* [EXERCISE DESCRIPTION]: In your copy, leave out the pictures; write out all the data exactly.

* [PROVIDED DATA]:
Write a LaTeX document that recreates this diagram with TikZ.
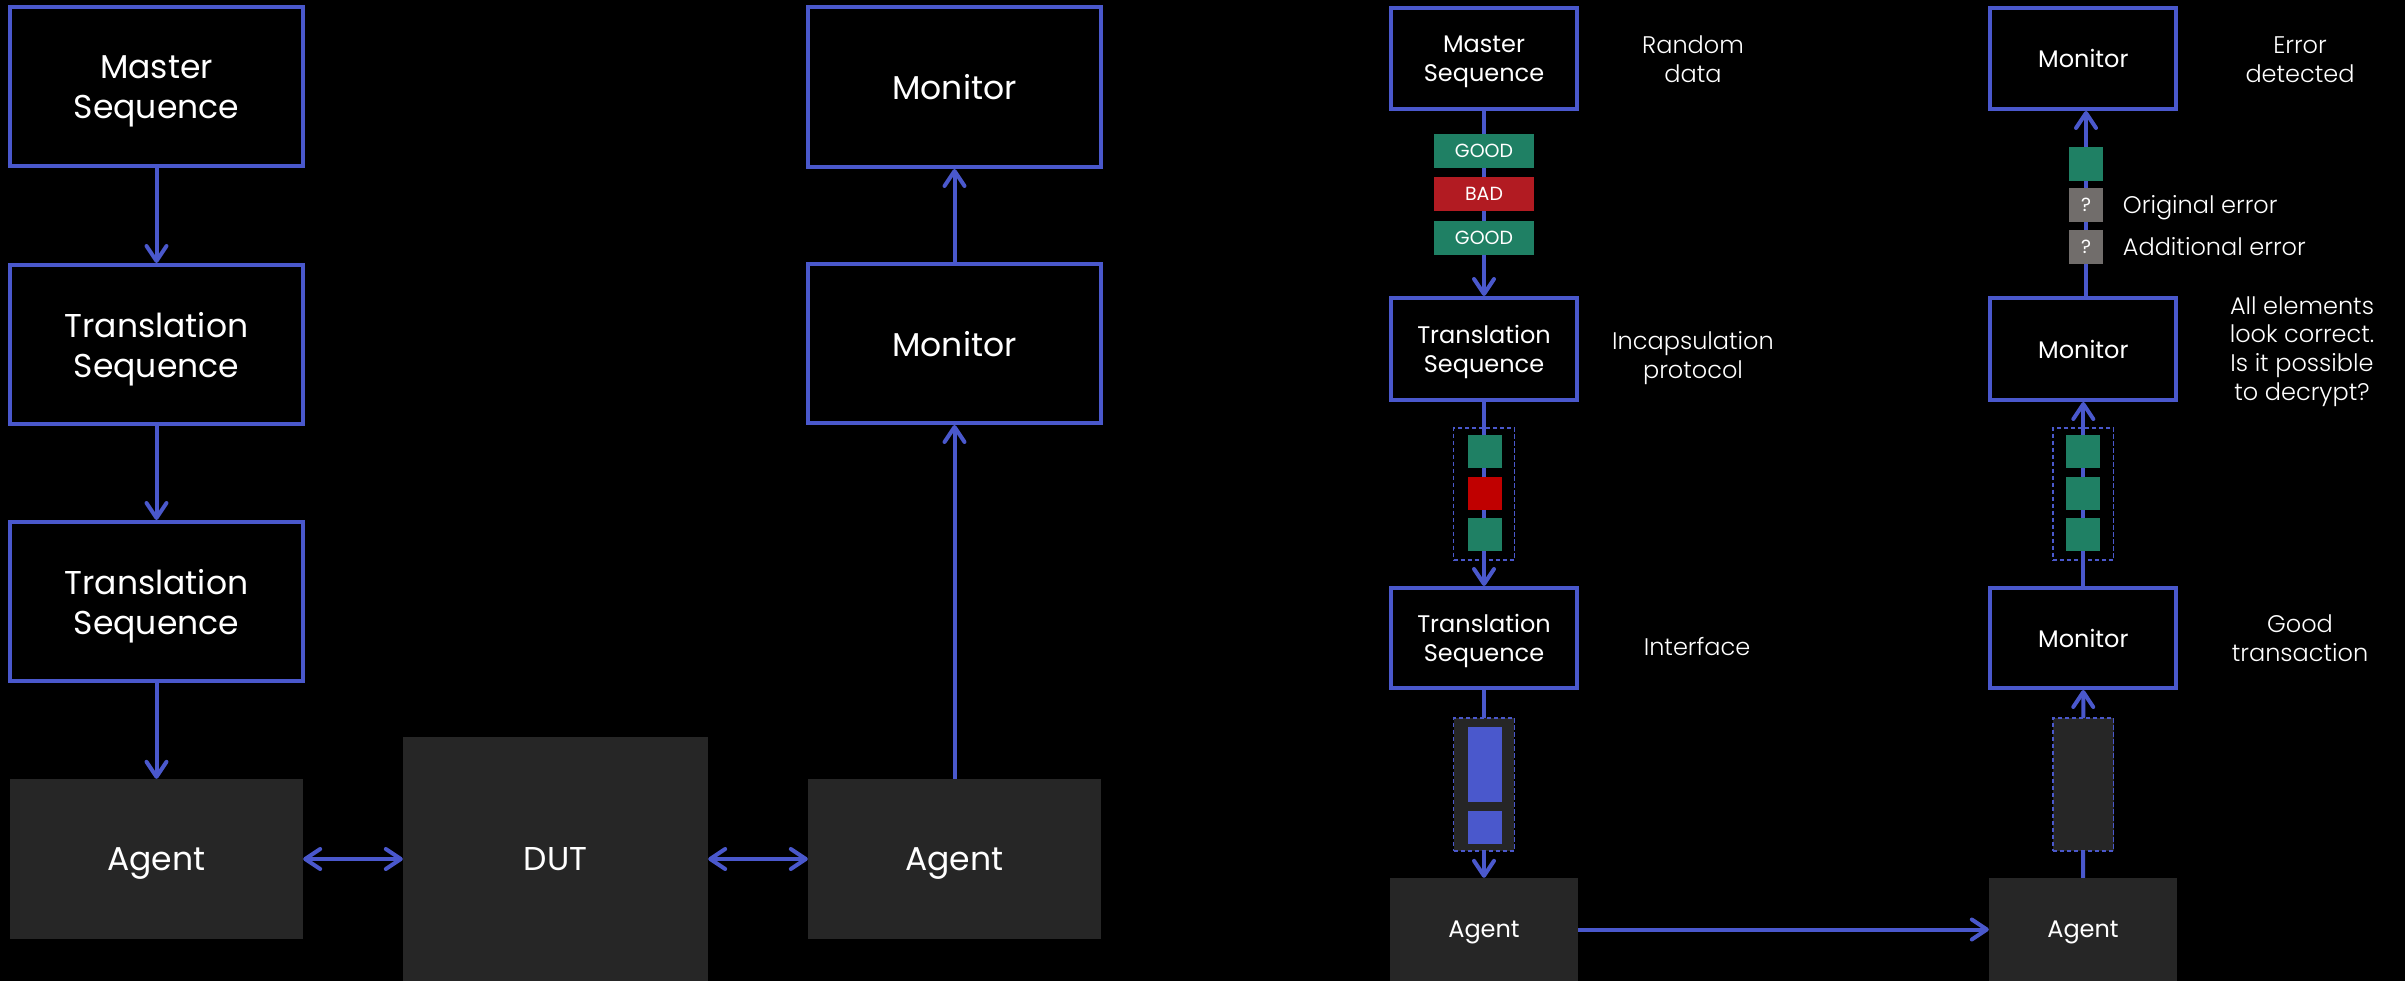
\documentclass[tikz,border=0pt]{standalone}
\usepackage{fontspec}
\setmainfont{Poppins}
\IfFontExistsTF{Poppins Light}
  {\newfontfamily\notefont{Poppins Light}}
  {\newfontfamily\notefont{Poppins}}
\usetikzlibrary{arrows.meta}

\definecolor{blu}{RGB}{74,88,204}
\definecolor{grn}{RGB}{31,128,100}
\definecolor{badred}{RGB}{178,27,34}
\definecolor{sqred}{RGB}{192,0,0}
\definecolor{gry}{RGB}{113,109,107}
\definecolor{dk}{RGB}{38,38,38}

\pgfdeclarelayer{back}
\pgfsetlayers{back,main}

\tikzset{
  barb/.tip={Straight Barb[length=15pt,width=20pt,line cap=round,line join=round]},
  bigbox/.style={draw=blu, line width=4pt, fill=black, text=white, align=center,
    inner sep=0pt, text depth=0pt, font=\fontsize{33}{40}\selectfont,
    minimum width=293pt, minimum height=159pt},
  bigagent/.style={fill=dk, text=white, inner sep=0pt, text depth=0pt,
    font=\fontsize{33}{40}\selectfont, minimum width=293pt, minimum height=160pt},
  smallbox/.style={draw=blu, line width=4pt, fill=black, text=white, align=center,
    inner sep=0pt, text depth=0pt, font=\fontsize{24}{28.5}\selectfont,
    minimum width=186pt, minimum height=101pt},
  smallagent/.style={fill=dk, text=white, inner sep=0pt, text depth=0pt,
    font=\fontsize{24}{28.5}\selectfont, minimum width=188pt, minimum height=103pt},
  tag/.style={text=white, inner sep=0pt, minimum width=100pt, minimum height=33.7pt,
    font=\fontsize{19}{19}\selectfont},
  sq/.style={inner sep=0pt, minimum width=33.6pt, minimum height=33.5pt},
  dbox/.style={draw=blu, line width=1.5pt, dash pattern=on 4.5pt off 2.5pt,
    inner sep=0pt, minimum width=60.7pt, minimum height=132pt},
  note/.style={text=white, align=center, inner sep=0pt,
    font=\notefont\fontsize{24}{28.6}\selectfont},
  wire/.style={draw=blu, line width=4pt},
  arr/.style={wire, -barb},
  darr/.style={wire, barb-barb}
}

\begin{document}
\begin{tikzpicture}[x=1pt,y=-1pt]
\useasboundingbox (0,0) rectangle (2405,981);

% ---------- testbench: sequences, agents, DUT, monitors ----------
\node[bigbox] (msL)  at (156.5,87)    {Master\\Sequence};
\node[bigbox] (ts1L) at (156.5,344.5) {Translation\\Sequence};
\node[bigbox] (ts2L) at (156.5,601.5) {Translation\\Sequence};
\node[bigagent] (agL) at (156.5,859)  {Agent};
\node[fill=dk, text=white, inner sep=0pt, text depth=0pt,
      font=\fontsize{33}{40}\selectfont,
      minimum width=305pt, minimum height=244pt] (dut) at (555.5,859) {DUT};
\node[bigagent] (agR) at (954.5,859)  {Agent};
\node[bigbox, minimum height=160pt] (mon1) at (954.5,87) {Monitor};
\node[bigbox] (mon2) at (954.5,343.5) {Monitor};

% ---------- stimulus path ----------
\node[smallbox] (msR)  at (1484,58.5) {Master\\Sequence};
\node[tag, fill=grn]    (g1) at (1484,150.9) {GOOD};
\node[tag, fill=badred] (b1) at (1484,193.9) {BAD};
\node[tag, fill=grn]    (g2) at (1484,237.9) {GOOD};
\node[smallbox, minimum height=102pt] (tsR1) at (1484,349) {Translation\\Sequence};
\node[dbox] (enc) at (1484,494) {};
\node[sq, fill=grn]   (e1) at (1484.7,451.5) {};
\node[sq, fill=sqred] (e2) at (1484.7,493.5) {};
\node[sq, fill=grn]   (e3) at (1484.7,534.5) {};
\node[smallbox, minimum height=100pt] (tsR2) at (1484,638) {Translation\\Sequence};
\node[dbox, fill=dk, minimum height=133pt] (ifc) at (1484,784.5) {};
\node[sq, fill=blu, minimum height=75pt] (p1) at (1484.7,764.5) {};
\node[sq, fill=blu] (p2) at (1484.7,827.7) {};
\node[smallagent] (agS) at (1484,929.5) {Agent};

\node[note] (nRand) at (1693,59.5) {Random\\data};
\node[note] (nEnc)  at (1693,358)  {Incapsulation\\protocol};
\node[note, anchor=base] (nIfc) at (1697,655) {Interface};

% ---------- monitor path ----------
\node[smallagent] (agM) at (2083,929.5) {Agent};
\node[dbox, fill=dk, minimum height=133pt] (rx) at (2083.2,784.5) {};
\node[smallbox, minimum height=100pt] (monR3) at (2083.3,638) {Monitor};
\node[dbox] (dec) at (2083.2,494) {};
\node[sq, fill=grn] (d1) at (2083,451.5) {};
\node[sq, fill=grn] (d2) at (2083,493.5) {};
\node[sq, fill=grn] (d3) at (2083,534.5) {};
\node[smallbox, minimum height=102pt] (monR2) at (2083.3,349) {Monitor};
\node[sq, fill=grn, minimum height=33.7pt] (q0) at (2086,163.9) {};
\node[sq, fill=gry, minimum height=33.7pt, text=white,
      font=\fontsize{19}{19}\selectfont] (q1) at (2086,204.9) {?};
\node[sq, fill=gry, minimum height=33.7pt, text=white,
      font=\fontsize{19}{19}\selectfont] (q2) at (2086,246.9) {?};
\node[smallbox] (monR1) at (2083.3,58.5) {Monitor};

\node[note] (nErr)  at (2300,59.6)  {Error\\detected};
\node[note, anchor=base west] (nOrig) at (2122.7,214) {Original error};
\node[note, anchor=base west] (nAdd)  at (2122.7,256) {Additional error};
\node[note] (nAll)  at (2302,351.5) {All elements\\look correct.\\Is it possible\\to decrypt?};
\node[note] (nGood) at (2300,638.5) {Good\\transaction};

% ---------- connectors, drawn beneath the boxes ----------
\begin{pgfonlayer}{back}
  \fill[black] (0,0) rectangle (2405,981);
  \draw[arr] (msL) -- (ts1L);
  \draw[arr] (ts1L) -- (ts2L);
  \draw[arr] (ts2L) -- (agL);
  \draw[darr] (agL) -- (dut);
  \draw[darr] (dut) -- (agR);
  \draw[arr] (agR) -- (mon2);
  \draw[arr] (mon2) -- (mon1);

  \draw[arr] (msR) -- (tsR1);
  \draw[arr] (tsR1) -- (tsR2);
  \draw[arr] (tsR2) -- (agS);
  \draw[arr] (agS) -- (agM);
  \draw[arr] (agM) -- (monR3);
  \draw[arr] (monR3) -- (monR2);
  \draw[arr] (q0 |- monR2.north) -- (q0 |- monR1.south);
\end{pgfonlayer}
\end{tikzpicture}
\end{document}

* [FULL ANSWER]:
Write a LaTeX document that recreates this diagram with TikZ.
\documentclass[tikz,border=0pt]{standalone}
\usepackage{fontspec}
\setmainfont{Poppins}
\IfFontExistsTF{Poppins Light}
  {\newfontfamily\notefont{Poppins Light}}
  {\newfontfamily\notefont{Poppins}}
\usetikzlibrary{arrows.meta}

\definecolor{blu}{RGB}{74,88,204}
\definecolor{grn}{RGB}{31,128,100}
\definecolor{badred}{RGB}{178,27,34}
\definecolor{sqred}{RGB}{192,0,0}
\definecolor{gry}{RGB}{113,109,107}
\definecolor{dk}{RGB}{38,38,38}

\pgfdeclarelayer{back}
\pgfsetlayers{back,main}

\tikzset{
  barb/.tip={Straight Barb[length=15pt,width=20pt,line cap=round,line join=round]},
  bigbox/.style={draw=blu, line width=4pt, fill=black, text=white, align=center,
    inner sep=0pt, text depth=0pt, font=\fontsize{33}{40}\selectfont,
    minimum width=293pt, minimum height=159pt},
  bigagent/.style={fill=dk, text=white, inner sep=0pt, text depth=0pt,
    font=\fontsize{33}{40}\selectfont, minimum width=293pt, minimum height=160pt},
  smallbox/.style={draw=blu, line width=4pt, fill=black, text=white, align=center,
    inner sep=0pt, text depth=0pt, font=\fontsize{24}{28.5}\selectfont,
    minimum width=186pt, minimum height=101pt},
  smallagent/.style={fill=dk, text=white, inner sep=0pt, text depth=0pt,
    font=\fontsize{24}{28.5}\selectfont, minimum width=188pt, minimum height=103pt},
  tag/.style={text=white, inner sep=0pt, minimum width=100pt, minimum height=33.7pt,
    font=\fontsize{19}{19}\selectfont},
  sq/.style={inner sep=0pt, minimum width=33.6pt, minimum height=33.5pt},
  dbox/.style={draw=blu, line width=1.5pt, dash pattern=on 4.5pt off 2.5pt,
    inner sep=0pt, minimum width=60.7pt, minimum height=132pt},
  note/.style={text=white, align=center, inner sep=0pt,
    font=\notefont\fontsize{24}{28.6}\selectfont},
  wire/.style={draw=blu, line width=4pt},
  arr/.style={wire, -barb},
  darr/.style={wire, barb-barb}
}

\begin{document}
\begin{tikzpicture}[x=1pt,y=-1pt]
\useasboundingbox (0,0) rectangle (2405,981);

% ---------- testbench: sequences, agents, DUT, monitors ----------
\node[bigbox] (msL)  at (156.5,87)    {Master\\Sequence};
\node[bigbox] (ts1L) at (156.5,344.5) {Translation\\Sequence};
\node[bigbox] (ts2L) at (156.5,601.5) {Translation\\Sequence};
\node[bigagent] (agL) at (156.5,859)  {Agent};
\node[fill=dk, text=white, inner sep=0pt, text depth=0pt,
      font=\fontsize{33}{40}\selectfont,
      minimum width=305pt, minimum height=244pt] (dut) at (555.5,859) {DUT};
\node[bigagent] (agR) at (954.5,859)  {Agent};
\node[bigbox, minimum height=160pt] (mon1) at (954.5,87) {Monitor};
\node[bigbox] (mon2) at (954.5,343.5) {Monitor};

% ---------- stimulus path ----------
\node[smallbox] (msR)  at (1484,58.5) {Master\\Sequence};
\node[tag, fill=grn]    (g1) at (1484,150.9) {GOOD};
\node[tag, fill=badred] (b1) at (1484,193.9) {BAD};
\node[tag, fill=grn]    (g2) at (1484,237.9) {GOOD};
\node[smallbox, minimum height=102pt] (tsR1) at (1484,349) {Translation\\Sequence};
\node[dbox] (enc) at (1484,494) {};
\node[sq, fill=grn]   (e1) at (1484.7,451.5) {};
\node[sq, fill=sqred] (e2) at (1484.7,493.5) {};
\node[sq, fill=grn]   (e3) at (1484.7,534.5) {};
\node[smallbox, minimum height=100pt] (tsR2) at (1484,638) {Translation\\Sequence};
\node[dbox, fill=dk, minimum height=133pt] (ifc) at (1484,784.5) {};
\node[sq, fill=blu, minimum height=75pt] (p1) at (1484.7,764.5) {};
\node[sq, fill=blu] (p2) at (1484.7,827.7) {};
\node[smallagent] (agS) at (1484,929.5) {Agent};

\node[note] (nRand) at (1693,59.5) {Random\\data};
\node[note] (nEnc)  at (1693,358)  {Incapsulation\\protocol};
\node[note, anchor=base] (nIfc) at (1697,655) {Interface};

% ---------- monitor path ----------
\node[smallagent] (agM) at (2083,929.5) {Agent};
\node[dbox, fill=dk, minimum height=133pt] (rx) at (2083.2,784.5) {};
\node[smallbox, minimum height=100pt] (monR3) at (2083.3,638) {Monitor};
\node[dbox] (dec) at (2083.2,494) {};
\node[sq, fill=grn] (d1) at (2083,451.5) {};
\node[sq, fill=grn] (d2) at (2083,493.5) {};
\node[sq, fill=grn] (d3) at (2083,534.5) {};
\node[smallbox, minimum height=102pt] (monR2) at (2083.3,349) {Monitor};
\node[sq, fill=grn, minimum height=33.7pt] (q0) at (2086,163.9) {};
\node[sq, fill=gry, minimum height=33.7pt, text=white,
      font=\fontsize{19}{19}\selectfont] (q1) at (2086,204.9) {?};
\node[sq, fill=gry, minimum height=33.7pt, text=white,
      font=\fontsize{19}{19}\selectfont] (q2) at (2086,246.9) {?};
\node[smallbox] (monR1) at (2083.3,58.5) {Monitor};

\node[note] (nErr)  at (2300,59.6)  {Error\\detected};
\node[note, anchor=base west] (nOrig) at (2122.7,214) {Original error};
\node[note, anchor=base west] (nAdd)  at (2122.7,256) {Additional error};
\node[note] (nAll)  at (2302,351.5) {All elements\\look correct.\\Is it possible\\to decrypt?};
\node[note] (nGood) at (2300,638.5) {Good\\transaction};

% ---------- connectors, drawn beneath the boxes ----------
\begin{pgfonlayer}{back}
  \fill[black] (0,0) rectangle (2405,981);
  \draw[arr] (msL) -- (ts1L);
  \draw[arr] (ts1L) -- (ts2L);
  \draw[arr] (ts2L) -- (agL);
  \draw[darr] (agL) -- (dut);
  \draw[darr] (dut) -- (agR);
  \draw[arr] (agR) -- (mon2);
  \draw[arr] (mon2) -- (mon1);

  \draw[arr] (msR) -- (tsR1);
  \draw[arr] (tsR1) -- (tsR2);
  \draw[arr] (tsR2) -- (agS);
  \draw[arr] (agS) -- (agM);
  \draw[arr] (agM) -- (monR3);
  \draw[arr] (monR3) -- (monR2);
  \draw[arr] (q0 |- monR2.north) -- (q0 |- monR1.south);
\end{pgfonlayer}
\end{tikzpicture}
\end{document}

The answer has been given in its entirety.